Canadians are using 22 million cellphones.
Cellphones and radiation absorption
Marketplace found few consumers are aware of their phones’ “specific absorption rate,” or SAR, which is the amount of radiation the body absorbs when people use their phones.
The rate is measured in watts per kilogram of body weight. All phones in Canada and the United States have to have a rate of less than 1.6.
When Marketplace quizzed clerks at cellphone stores in Vancouver, none knew the SAR level of the phones they were selling.
Cellphone shopper Joanne Ward-Iaccino of Sarnia, Ont., couldn’t find out from store clerks either, so tried to locate the information on the internet.
What she could find was dispersed over many websites and the rates often differed depending on where she looked.

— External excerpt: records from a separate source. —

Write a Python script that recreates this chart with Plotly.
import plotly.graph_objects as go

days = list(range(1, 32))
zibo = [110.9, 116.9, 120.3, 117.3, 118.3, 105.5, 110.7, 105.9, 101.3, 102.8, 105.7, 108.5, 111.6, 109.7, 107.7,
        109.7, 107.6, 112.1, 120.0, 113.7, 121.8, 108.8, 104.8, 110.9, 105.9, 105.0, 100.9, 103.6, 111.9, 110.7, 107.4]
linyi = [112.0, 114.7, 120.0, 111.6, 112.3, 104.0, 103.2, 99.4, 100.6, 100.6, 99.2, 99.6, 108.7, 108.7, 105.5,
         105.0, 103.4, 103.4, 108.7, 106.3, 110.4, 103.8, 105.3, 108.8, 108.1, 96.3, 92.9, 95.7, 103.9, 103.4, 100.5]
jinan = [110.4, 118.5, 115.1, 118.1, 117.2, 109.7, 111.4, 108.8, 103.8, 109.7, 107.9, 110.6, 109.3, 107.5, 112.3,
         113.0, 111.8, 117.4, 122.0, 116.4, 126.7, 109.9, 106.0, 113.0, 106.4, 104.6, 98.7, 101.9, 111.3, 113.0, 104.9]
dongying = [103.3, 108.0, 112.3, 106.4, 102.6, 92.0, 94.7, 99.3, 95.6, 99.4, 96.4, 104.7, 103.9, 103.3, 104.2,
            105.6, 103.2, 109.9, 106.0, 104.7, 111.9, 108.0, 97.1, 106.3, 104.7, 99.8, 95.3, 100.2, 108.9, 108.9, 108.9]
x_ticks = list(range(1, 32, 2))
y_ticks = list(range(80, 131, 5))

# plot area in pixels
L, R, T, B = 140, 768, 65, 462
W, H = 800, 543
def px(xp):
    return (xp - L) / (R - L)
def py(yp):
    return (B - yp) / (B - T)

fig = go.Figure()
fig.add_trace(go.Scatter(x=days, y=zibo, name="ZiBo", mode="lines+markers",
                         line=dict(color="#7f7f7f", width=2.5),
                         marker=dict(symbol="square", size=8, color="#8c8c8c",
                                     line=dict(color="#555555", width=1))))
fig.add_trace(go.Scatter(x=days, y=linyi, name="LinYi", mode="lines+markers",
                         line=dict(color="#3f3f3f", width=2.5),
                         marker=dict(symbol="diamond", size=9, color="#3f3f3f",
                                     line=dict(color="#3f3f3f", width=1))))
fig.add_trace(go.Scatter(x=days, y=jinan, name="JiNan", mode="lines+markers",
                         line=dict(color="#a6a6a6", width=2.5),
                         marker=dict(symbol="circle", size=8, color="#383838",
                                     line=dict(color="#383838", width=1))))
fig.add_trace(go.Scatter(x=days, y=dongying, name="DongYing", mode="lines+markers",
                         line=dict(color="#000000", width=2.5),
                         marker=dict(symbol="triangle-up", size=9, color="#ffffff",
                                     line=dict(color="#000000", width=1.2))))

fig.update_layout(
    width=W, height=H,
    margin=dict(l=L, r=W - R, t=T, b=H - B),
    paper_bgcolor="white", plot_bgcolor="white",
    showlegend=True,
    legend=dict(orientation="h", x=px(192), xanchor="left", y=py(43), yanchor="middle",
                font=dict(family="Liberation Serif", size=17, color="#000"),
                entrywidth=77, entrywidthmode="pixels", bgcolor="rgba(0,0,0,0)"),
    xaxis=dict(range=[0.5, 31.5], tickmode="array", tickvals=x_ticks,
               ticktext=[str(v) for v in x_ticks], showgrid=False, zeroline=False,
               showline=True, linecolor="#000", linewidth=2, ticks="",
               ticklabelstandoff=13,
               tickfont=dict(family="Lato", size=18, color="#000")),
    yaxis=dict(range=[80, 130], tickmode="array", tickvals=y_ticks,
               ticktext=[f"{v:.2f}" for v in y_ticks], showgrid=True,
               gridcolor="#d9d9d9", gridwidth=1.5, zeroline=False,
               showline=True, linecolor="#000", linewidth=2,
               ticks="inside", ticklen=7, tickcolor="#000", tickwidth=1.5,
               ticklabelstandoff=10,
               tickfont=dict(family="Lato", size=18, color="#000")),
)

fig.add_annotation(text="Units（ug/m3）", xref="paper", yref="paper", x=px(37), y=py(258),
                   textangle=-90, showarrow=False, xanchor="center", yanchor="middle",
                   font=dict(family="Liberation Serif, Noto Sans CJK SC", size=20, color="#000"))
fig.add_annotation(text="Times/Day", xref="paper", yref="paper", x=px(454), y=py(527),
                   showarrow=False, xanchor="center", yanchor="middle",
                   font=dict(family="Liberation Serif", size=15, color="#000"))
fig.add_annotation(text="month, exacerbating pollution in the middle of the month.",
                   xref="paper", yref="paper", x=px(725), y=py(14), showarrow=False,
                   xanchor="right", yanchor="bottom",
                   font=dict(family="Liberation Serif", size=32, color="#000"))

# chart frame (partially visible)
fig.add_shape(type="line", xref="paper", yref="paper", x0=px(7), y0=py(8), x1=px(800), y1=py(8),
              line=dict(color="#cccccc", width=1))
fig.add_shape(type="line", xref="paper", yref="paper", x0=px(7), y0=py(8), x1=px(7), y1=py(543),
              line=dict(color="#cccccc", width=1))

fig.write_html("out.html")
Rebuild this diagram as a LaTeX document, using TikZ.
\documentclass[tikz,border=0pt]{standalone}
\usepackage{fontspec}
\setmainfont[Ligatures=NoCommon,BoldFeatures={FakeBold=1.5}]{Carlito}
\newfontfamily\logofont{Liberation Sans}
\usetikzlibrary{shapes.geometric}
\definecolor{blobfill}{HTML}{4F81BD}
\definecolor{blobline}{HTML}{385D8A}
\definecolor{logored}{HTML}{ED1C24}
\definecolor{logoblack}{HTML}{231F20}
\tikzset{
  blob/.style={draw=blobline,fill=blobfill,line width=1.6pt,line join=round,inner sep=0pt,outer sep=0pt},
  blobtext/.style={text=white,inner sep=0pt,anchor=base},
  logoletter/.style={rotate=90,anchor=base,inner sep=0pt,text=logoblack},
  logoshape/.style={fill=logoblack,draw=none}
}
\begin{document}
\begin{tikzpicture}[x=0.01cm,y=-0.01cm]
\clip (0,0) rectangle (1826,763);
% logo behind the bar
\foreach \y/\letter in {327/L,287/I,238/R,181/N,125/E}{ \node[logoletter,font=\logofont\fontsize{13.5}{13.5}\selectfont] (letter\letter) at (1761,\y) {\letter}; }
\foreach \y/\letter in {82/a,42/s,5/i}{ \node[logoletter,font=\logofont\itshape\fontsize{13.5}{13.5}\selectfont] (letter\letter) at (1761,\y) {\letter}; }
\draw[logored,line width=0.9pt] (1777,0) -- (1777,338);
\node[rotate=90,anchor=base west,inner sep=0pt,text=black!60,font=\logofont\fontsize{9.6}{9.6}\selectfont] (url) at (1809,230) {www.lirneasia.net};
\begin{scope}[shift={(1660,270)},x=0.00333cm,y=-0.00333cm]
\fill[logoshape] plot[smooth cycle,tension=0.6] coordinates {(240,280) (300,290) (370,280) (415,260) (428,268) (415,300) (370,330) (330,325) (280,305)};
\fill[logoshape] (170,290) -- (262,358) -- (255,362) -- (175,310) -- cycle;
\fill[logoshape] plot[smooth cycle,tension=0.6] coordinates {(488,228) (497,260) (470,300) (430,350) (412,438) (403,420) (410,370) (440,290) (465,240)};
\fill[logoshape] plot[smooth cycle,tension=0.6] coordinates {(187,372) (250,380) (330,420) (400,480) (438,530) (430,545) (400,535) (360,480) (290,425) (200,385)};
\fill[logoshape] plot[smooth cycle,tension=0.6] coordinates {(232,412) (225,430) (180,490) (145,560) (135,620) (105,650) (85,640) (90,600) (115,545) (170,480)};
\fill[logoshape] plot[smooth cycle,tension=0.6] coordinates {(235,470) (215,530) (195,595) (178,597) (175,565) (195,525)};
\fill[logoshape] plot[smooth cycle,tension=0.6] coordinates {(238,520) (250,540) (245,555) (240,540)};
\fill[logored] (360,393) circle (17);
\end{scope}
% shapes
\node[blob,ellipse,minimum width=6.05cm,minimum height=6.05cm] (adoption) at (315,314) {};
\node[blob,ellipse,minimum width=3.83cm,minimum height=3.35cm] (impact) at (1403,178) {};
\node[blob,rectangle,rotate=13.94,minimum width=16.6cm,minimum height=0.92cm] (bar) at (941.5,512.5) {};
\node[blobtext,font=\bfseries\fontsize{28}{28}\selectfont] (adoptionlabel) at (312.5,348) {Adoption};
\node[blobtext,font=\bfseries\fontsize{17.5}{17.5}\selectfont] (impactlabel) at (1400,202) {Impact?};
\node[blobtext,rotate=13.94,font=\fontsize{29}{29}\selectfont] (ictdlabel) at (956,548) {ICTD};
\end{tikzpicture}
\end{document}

“If you can find out how energy efficient your appliances are, why can’t we know what’s coming out of our phones?” she said.
It’s a question U.S. Senator Mark Leno would like to see answered.
Legislation proposed in California
The California Democrat says there is a move in his state to require that cellphone radiation levels be listed on packaging as well as on websites that sell phones.
“It will require that this SAR be disclosed to consumers at the point of purchase, both on their website and at the retail location, on the packaging of the phone and all instruction manuals,” he said.
Even the current standard of 1.6 is in question.
The acceptable rate is based on animal studies done more than 20 years ago.
“So this standard was adopted decades before the concept of smartphones and devices so convenient that we carry them on our bodies continuously and use them for hours,” said Leno.
“And this standard has not been revisited since then.”
But Canada’s cellphone industry doesn’t believe labels listing a phone’s SAR are necessary, saying all phones operate within a safe range.
“There is no safer SAR level. They’re all safe. It doesn’t make any difference if it’s 1.6 or 0.08,” said Bernard Lord, the president and CEO of the Canadian Wireless Telecommunications Association.
However, recent studies in Denmark, Finland, Norway, Sweden and England have raised serious concerns about health risks in extended use and when used by children.
Despite assurances of safety, the cellphone industry does offer the following tips for reducing radiation.
    * Limit the amount of time talking on the phone.
    * Always hold the phone at least 25 mm away from the head.
    * Use a headset or speakerphone when possible
    * Don’t put the phone in a pocket. Keep it away from the body.